Infrastructure: Threats and opportunities

Bob Setiadi
Research Analyst
Bahana Sekuritas

To elevate Indonesia’s status to a middle-income country, the government, through the National Planning Agency (Bappenas), has mapped out a 5-year development target (RPJMN 2014-19). This ambitious goal has an estimated cost of IDR5,519tn, with the government contributing 40% of the funding with the rest split between state-owned enterprises (SOE) companies (20%), local governments (10%) and the private sector (30%).
We expect President Jokowi to prioritize several vital areas such as seaports, toll roads and irrigation due to the plan’s sheer size and budget constraints.
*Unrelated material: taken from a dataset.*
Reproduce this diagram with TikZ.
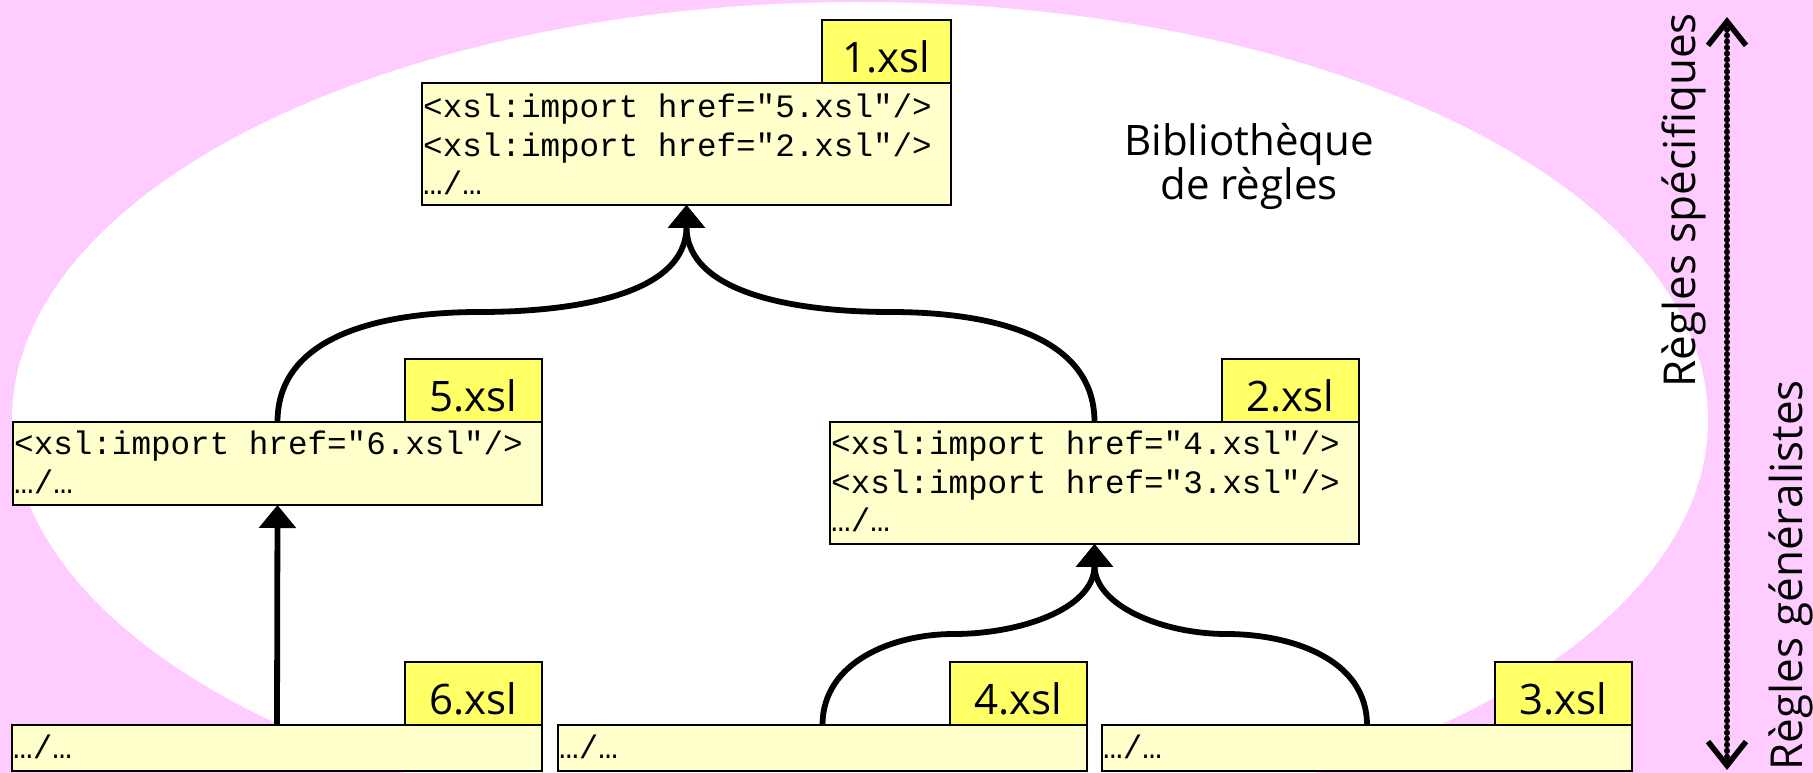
\documentclass[tikz,border=0pt]{standalone}
\usepackage{fontspec}
\setmainfont{Open Sans}
\setmonofont{Liberation Mono}
\usetikzlibrary{arrows.meta}
\definecolor{pinkbg}{HTML}{FFCCFF}
\definecolor{tagyellow}{HTML}{FFFF66}
\definecolor{bodyyellow}{HTML}{FFFFCC}
\newcommand{\msp}{\hspace*{0.6em}}
\newcommand{\imp}[1]{<xsl:import\msp href="#1.xsl"/>}
\begin{document}
\begin{tikzpicture}[x=1pt,y=1pt,
  bodybox/.style={draw=black, line width=1.8pt, fill=bodyyellow, anchor=north west, inner sep=0pt, outer sep=0pt},
  tagbox/.style={draw=black, line width=1.8pt, fill=tagyellow, anchor=south east, inner sep=0pt, outer sep=0pt,
    minimum height=63pt, text height=53pt, text depth=10pt, font=\fontsize{42}{50}\selectfont},
  code/.style={font=\ttfamily\fontsize{32.6}{38.5}\selectfont, anchor=base west, inner sep=0pt, text width=528pt, align=left},
  labeltext/.style={font=\fontsize{42}{44}\selectfont, inner sep=0pt},
  sidetext/.style={font=\fontsize{44}{48}\selectfont, inner sep=0pt, rotate=90, anchor=base west},
  link/.style={line width=5.8pt, -{Triangle[width=36pt,length=23pt]}},
  axis/.style={line width=6.5pt, line cap=round, dash pattern=on 0.01pt off 6pt,
    {Straight Barb[length=24pt,width=38pt,line width=5.5pt]}-{Straight Barb[length=24pt,width=38pt,line width=5.5pt]}}
]
\useasboundingbox (0,0) rectangle (1813,773);
\fill[pinkbg] (0,0) rectangle (1813,773);
\fill[white] (860,353) ellipse [x radius=848pt, y radius=418pt];

% boxes
\node[bodybox, minimum width=529pt, minimum height=122pt] (b1) at (422,690) {};
\node[tagbox, minimum width=129pt] (t1) at (b1.north east) {1.xsl};
\node[code] (c1) at (423,655) {\imp{5}\\\imp{2}\\…/…};

\node[bodybox, minimum width=529pt, minimum height=83pt] (b5) at (13,351) {};
\node[tagbox, minimum width=137pt] (t5) at (b5.north east) {5.xsl};
\node[code] (c5) at (14,318) {\imp{6}\\…/…};

\node[bodybox, minimum width=529pt, minimum height=122pt] (b2) at (830,351) {};
\node[tagbox, minimum width=137pt] (t2) at (b2.north east) {2.xsl};
\node[code] (c2) at (831,318) {\imp{4}\\\imp{3}\\…/…};

\node[bodybox, minimum width=530pt, minimum height=46pt] (b6) at (12,48) {};
\node[tagbox, minimum width=137pt] (t6) at (b6.north east) {6.xsl};
\node[code] (c6) at (13,14) {…/…};

\node[bodybox, minimum width=529pt, minimum height=46pt] (b4) at (558,48) {};
\node[tagbox, minimum width=137pt] (t4) at (b4.north east) {4.xsl};
\node[code] (c4) at (559,14) {…/…};

\node[bodybox, minimum width=530pt, minimum height=46pt] (b3) at (1102,48) {};
\node[tagbox, minimum width=137pt] (t3) at (b3.north east) {3.xsl};
\node[code] (c3) at (1103,14) {…/…};

% label
\node[labeltext, align=center] (lib) at (1249,607) {Bibliothèque\\de règles};

% connectors
\coordinate (m1l) at (480,461);
\coordinate (m1r) at (890,461);
\coordinate (m2l) at (954,139);
\coordinate (m2r) at (1226,139);
\draw[link] (b5.north) to[out=90,in=180] (m1l) to[out=0,in=-90] (b1.south);
\draw[link] (b2.north) to[out=90,in=0] (m1r) to[out=180,in=-90] (b1.south);
\draw[link] (b6.north) -- (b5.south);
\draw[link] (b4.north) to[out=90,in=180] (m2l) to[out=0,in=-90] (b2.south);
\draw[link] (b3.north) to[out=90,in=0] (m2r) to[out=180,in=-90] (b2.south);

% side axis
\coordinate (axtop) at (1727,756);
\coordinate (axbot) at (1727,3);
\draw[axis] (axbot) -- (axtop);
\node[sidetext] (spec) at (1695,385) {Règles spécifiques};
\node[sidetext] (gen) at (1802,2) {Règles généralistes};
\end{tikzpicture}
\end{document}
In the end, the government is targeting to increase its infrastructure spending to 5% of GDP (exhibit 1).
President Jokowi’s latest move to partly dismantle the fuel subsidy scheme, effective 1 January, will provide badly needed funds to kick-start the country’s massive infrastructure plan. In the upcoming State Budget Revision, the government will double its 2015 infrastructure budget from IDR157tn to IDR295tn on fuel-subsidy reallocations and tax revenue increases.
The Ministry of Public Works and Public Housing, which provide a major contribution to SOE construction companies’ revenues, should see its original 2015 budget of IDR85tn to rise by IDR33tn. Thus, this year, we expect the sector’s total 2015 new contracts to increase 18.5% y-y to IDR88.3tn from IDR74.5tn in 2014 (exhibit 2).
Despite high hopes about the new government’s infrastructure program, there are some lingering issues on program implementation. We are waiting to gauge the effectiveness of the new land-clearing law (UU No.2/2012), which is meant to address arguably the most challenging issue in developing Indonesia’s infrastructure. Furthermore, the government needs to pass several regulations to improve Indonesia’s investment conditions and to more evenly distribute the budget proceeds throughout the year, unlike the current practice of back-loading projects at the last quarter of the year.  
Hence, it is still possible that we may see project delays in the first year of President Jokowi’s administration.  Nevertheless, at this stage of the cycle, the market appears to have currently placed high expectations on the success of President Jokowi in accelerating these ambitious infrastructure plans.
Despite some uncertainties, we expect the Parliament to approve President Jokowi’s new State Budget Revision, which he plans to submit later this month. In general, the public, including the media, understands the dire need for infrastructure development in Indonesia; as a result, we expect the Parliament to feel pressure to approve the planned fund reallocations. We believe the approval would have a positive impact on construction companies in Indonesia, in particular SOEs, as it should increase the number of their projects.

Within the sector, we see three main risks: 1. The rejection of President Jokowi’s State Budget Revision by the opposition, which would result in budget reallocation delays; 2. Possible longer-than expected land clearing issues and; 3. Shortage of skilled workers for project executions.